8 Responses to “Turning recordings into podcasts”

  1. Ben says:

    That looks/sounds like a lot of work to handle the XML feed. Any reason you’re not just using an XML library to do the dirty work?

  2. Mike Watta says:

    I had a bit of an epiphany recently with generating RSS files - I used the Jinja2 templating python module that I was using to generate the rest of my static site. It made generating the file disgustingly easy

  3. Alex Chan says:

    I have to do something similar for podcasts that don’t provide their own RSS feeds, and I think I whipped up something similar to Mike Watta, inspired by static baked blogging systems. I generate the feed from scratch on every run, so I don’t need to add new ’s automatically.

    So here’s one thought: if you only have

    <lastBuildDate>`date +"%a, %d %b %Y %H:%M:%S %z"`</lastBuildDate>
    </channel>
    </rss>
    

    at the end of your XML file, and that’s constant, could you tell the script to insert the new item at line number (final line — 4)?

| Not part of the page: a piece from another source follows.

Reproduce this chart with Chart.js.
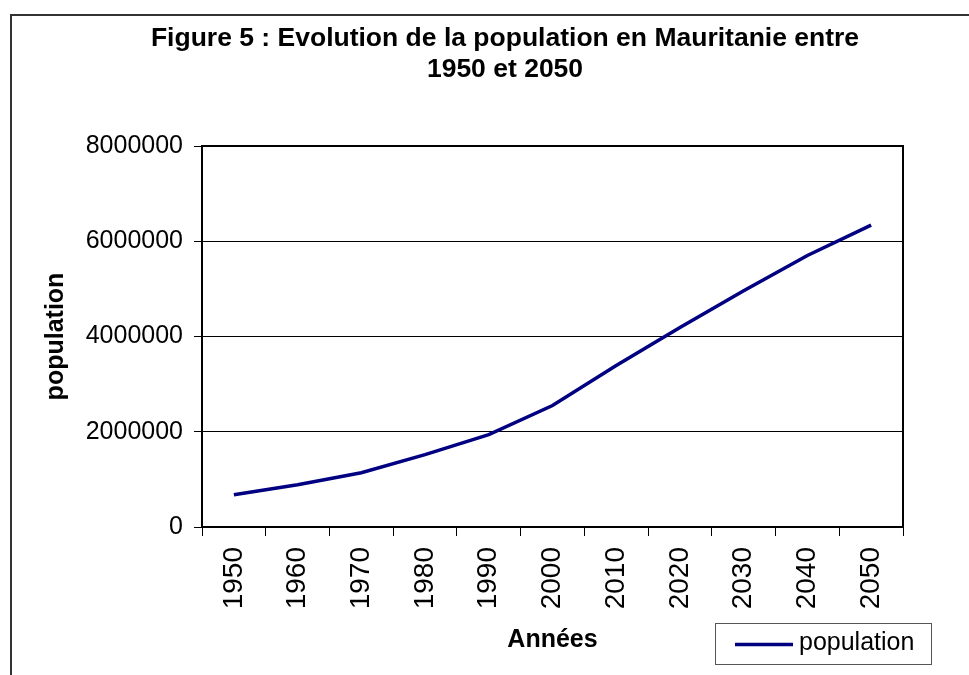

I don’t know enough about Python to know if that’s possible or easy, but that’s how I think I would try to go about it.

  4. *sigh* says:

    I don’t know whether you’ve looked at get iplayer automator? OSX only it seems but a very clever way of slurping BBC content.

  5. Joshua Goodwin says:

    My solution involves running the get_iplayer Perl script on a server. Unlike Audio Hijack Pro, it only works with BBC shows, but it removes the need to leave a computer switched on, and the additional expense of downloading to the computer and then re-uploading.

  6. Gridlock says:

    You’re welcome

    — Licence fee payer

  7. Dr. Drang says:

    I do appreciate your support, Gridlock, but I’m pretty sure I’m an indirect supporter of BBC Radio, too. My cable package includes BBC America, which funnels money back to its corporate mother.

  8. T.M. says:

    I agree with Ben. String manipulation is not the right way to handle XML.